How to Identify a Terrible Career Advice?
This topic gives a cautious view about available career advice in career selection.
Career Advice - Present trend
These days everyone seems to have an advice for others on every possible matter. When it comes to making a career choice, you will often get advice from all quarters, either solicited or unsolicited. People from all walks of life will share their piece of mind with you over which career you should tale and which you should not. Even the web is full of career advice articles, and other resources, some of which is credible and the larger part of which is not. A naïve jobseeker looking for a job for the first time is at the mercy of his own mind’s discretion to accept and reject all this advice. So how do you know which one is right for you and which one is not?
If you are looking for a job or want that promotion at work, or want advice about how to get along with your new boss, chances are that you have already asked someone about it or taken your queries to the web. You must have got a number of answers as well. However, the only problem is that there are too many people out there who pretend to be an expert, and will give all sorts of advice regarding what you should do and what you shouldn’t with your career.
How to separate these ‘so-called-experts’ and their ‘expert-advice’ from the real wisdom? Ask yourself a few questions and the answers might help you sort through this huge ocean of information and identify the pearls of wisdom.
Tips for evaluation of career advice
The expert is promoting his own interests
Whenever you feel that the person giving you advice has vested interests in your decision there will be very less chance that he or she will give you an impartial, fair opinion.Therefore, before you turn to an expert make sure that if he has any horse in the race, and if yes what that is. If the stakes are too high to ignore, the other person would never be able to provide you with the right counsel. In some visible or invisible way he will be promoting his own interests over yours. In such cases, you should take a second or third or fourth opinion. Take the views of others and then reach a conclusion.

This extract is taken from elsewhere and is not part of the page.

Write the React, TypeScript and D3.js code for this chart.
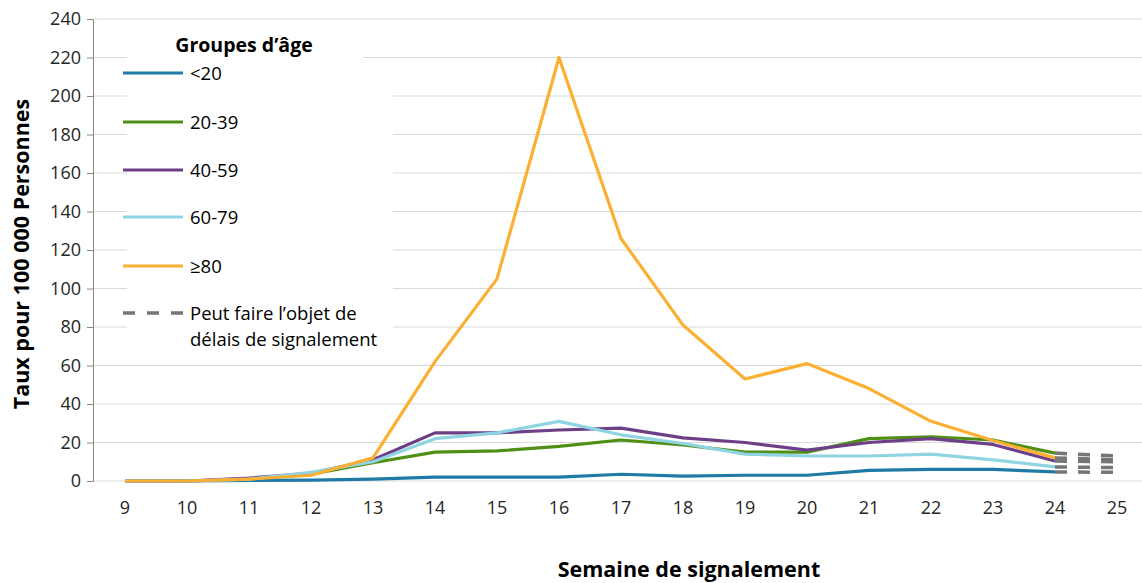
import React, { useEffect, useRef } from "react";
import * as d3 from "d3";

// weeks with reported data, plus week 25 used for the "may be delayed" dashes
const weeks = [9, 10, 11, 12, 13, 14, 15, 16, 17, 18, 19, 20, 21, 22, 23, 24];
const allWeeks = [...weeks, 25];

const under20 = [0, 0, 0.3, 0.5, 1, 2, 2, 2, 3.5, 2.5, 3, 3, 5.5, 6, 6, 4.7];
const age20to39 = [0, 0, 1, 3.5, 9.5, 15, 15.6, 18, 21.3, 18.7, 15, 15, 22, 23, 21.3, 14.5];
const age40to59 = [0, 0, 1.5, 4, 11, 25, 25, 26.5, 27.5, 22.4, 20, 16, 20, 22, 19, 10.4];
const age60to79 = [0, 0, 1, 4.5, 10, 22, 25, 31, 24, 19.5, 14, 13, 13, 14, 11, 7.3];
const age80plus = [0, 0, 1, 3, 12, 62, 105, 220, 126, 81, 53, 61, 48, 31, 21, 12];

// week 25 values (dashed, may be subject to reporting delays)
const week25 = [4.5, 13, 10, 7, 11];

const seriesNames = ["<20", "20-39", "40-59", "60-79", "≥80"];
const seriesColors = ["#1f7ba6", "#4f8f16", "#6c3f86", "#8fd4e3", "#fbb033"];
const yTickValues = [0, 20, 40, 60, 80, 100, 120, 140, 160, 180, 200, 220, 240];

const W = 1142;
const H = 583;
const FONT = "'Open Sans', 'Liberation Sans', sans-serif";

const App = () => {
  const svgRef = useRef<SVGSVGElement>(null);

  useEffect(() => {
    const svg = d3.select(svgRef.current);
    svg.selectAll("*").remove();

    const left = 93;
    const top = 19;
    const bottom = 481;
    const step = 62;

    const x = d3
      .scaleBand<number>()
      .domain(allWeeks)
      .range([left + 1, left + 1 + allWeeks.length * step]);
    const cx = (w: number) => (x(w) as number) + x.bandwidth() / 2;

    const y = d3.scaleLinear().domain([0, 240]).range([bottom, top]);

    // gridlines
    svg
      .append("g")
      .selectAll("line")
      .data(yTickValues)
      .join("line")
      .attr("x1", left)
      .attr("x2", W)
      .attr("y1", (d) => y(d))
      .attr("y2", (d) => y(d))
      .attr("stroke", "#d9d9d9")
      .attr("stroke-width", 1.2);

    // y axis
    const yAxis = svg
      .append("g")
      .attr("transform", `translate(${left},0)`)
      .call(d3.axisLeft(y).tickValues(yTickValues).tickSize(6).tickPadding(6));
    yAxis.select(".domain").attr("stroke", "#868686");
    yAxis.selectAll(".tick line").attr("stroke", "#868686");
    yAxis
      .selectAll("text")
      .attr("fill", "#262626")
      .style("font-family", FONT)
      .style("font-size", "18px");

    // x axis labels
    svg
      .append("g")
      .selectAll("text")
      .data(allWeeks)
      .join("text")
      .attr("x", (d) => cx(d))
      .attr("y", 514)
      .attr("text-anchor", "middle")
      .attr("fill", "#262626")
      .style("font-family", FONT)
      .style("font-size", "18px")
      .text((d) => d);

    // legend backgrounds
    svg.append("rect").attr("x", 127).attr("y", 28).attr("width", 236).attr("height", 36).attr("fill", "#fff");
    svg.append("rect").attr("x", 127).attr("y", 60).attr("width", 266).attr("height", 294).attr("fill", "#fff");

    const all = [under20, age20to39, age40to59, age60to79, age80plus];

    const line = d3
      .line<number>()
      .x((_, i) => cx(weeks[i]))
      .y((d) => y(d));

    all.forEach((vals, i) => {
      svg
        .append("path")
        .datum(vals)
        .attr("d", line)
        .attr("fill", "none")
        .attr("stroke", seriesColors[i])
        .attr("stroke-width", 3.2)
        .attr("stroke-linejoin", "round");
    });

    // dashed extension to week 25
    all.forEach((vals, i) => {
      svg
        .append("line")
        .attr("x1", cx(24))
        .attr("x2", cx(25))
        .attr("y1", y(vals[vals.length - 1]))
        .attr("y2", y(week25[i]))
        .attr("stroke", "#767676")
        .attr("stroke-width", 3.5)
        .attr("stroke-dasharray", "12,11");
    });

    // legend
    svg
      .append("text")
      .attr("x", 244)
      .attr("y", 52)
      .attr("text-anchor", "middle")
      .attr("fill", "#000")
      .style("font-family", FONT)
      .style("font-size", "19.5px")
      .style("font-weight", "700")
      .text("Groupes d’âge");

    const rowY = [73, 122, 170, 217, 266];
    seriesNames.forEach((name, i) => {
      svg
        .append("line")
        .attr("x1", 123)
        .attr("x2", 183)
        .attr("y1", rowY[i])
        .attr("y2", rowY[i])
        .attr("stroke", seriesColors[i])
        .attr("stroke-width", 3.2);
      svg
        .append("text")
        .attr("x", 190)
        .attr("y", rowY[i] + 7)
        .attr("fill", "#000")
        .style("font-family", FONT)
        .style("font-size", "18.5px")
        .text(name);
    });

    svg
      .append("line")
      .attr("x1", 123)
      .attr("x2", 183)
      .attr("y1", 313)
      .attr("y2", 313)
      .attr("stroke", "#767676")
      .attr("stroke-width", 3.5)
      .attr("stroke-dasharray", "12,12");
    const dl = svg
      .append("text")
      .attr("fill", "#000")
      .style("font-family", FONT)
      .style("font-size", "18.5px");
    dl.append("tspan").attr("x", 190).attr("y", 320).text("Peut faire l’objet de");
    dl.append("tspan").attr("x", 190).attr("y", 346).text("délais de signalement");

    // axis titles
    svg
      .append("text")
      .attr("transform", `translate(29,${254}) rotate(-90)`)
      .attr("text-anchor", "middle")
      .attr("fill", "#000")
      .style("font-family", FONT)
      .style("font-size", "21.5px")
      .style("font-weight", "700")
      .text("Taux pour 100 000 Personnes");

    svg
      .append("text")
      .attr("x", 689)
      .attr("y", 577)
      .attr("text-anchor", "middle")
      .attr("fill", "#000")
      .style("font-family", FONT)
      .style("font-size", "21.5px")
      .style("font-weight", "700")
      .text("Semaine de signalement");
  }, []);

  return (
    <svg
      ref={svgRef}
      width={W}
      height={H}
      style={{ position: "absolute", left: 0, top: 0, background: "#fff" }}
    ></svg>
  );
};

export default App;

The advice is too generic/clichéd
Every individual who wants his career query to be answered faces a unique set of circumstances. His question might be similar to what others have already asked, but his circumstances, the people involved will certainly be unique. If you get an advice whose main gist is, “Work harder”, “Keep a positive attitude”, “Remain adaptable” and so on, then it is time you change your counsellor. Golden rules of success, clichés and platitudes are good for fuelling the fire of motivation inside an individual, but real world situations demand a real world, practical and hands-on advice that goes well with your unique set of circumstances and people involved. Such generic advice is not likely going to do a lot of good to your career.
The advice is outdated
It’s been some time since the internet came into existence. The information revolution spurred by the advent of internet led to sprouting of thousands of blogs and resources every single day. Over the years the number of career blogs and websites has been growing steadily. While some of these sites are regularly updated, it is not too hard to find online resources with information that is a bit outdated. For instance, a few years ago resume advice was all about how to write the right objective, no matter what the job. In 2016, this advice might not work as the relevance of an objective in a resume has diminished. Today, most experts would tell you to NOT include an objective in the resume.
There are a number of examples where certain career advice has lost its relevance in the current scenario. Following such blogs and resources blindly can lead to a rejection early on when applying to a new job at a new place. You have to be careful while reading such online resources and match the tips offered against the current trends to ensure your job search doesn’t make you look like out of touch with the present.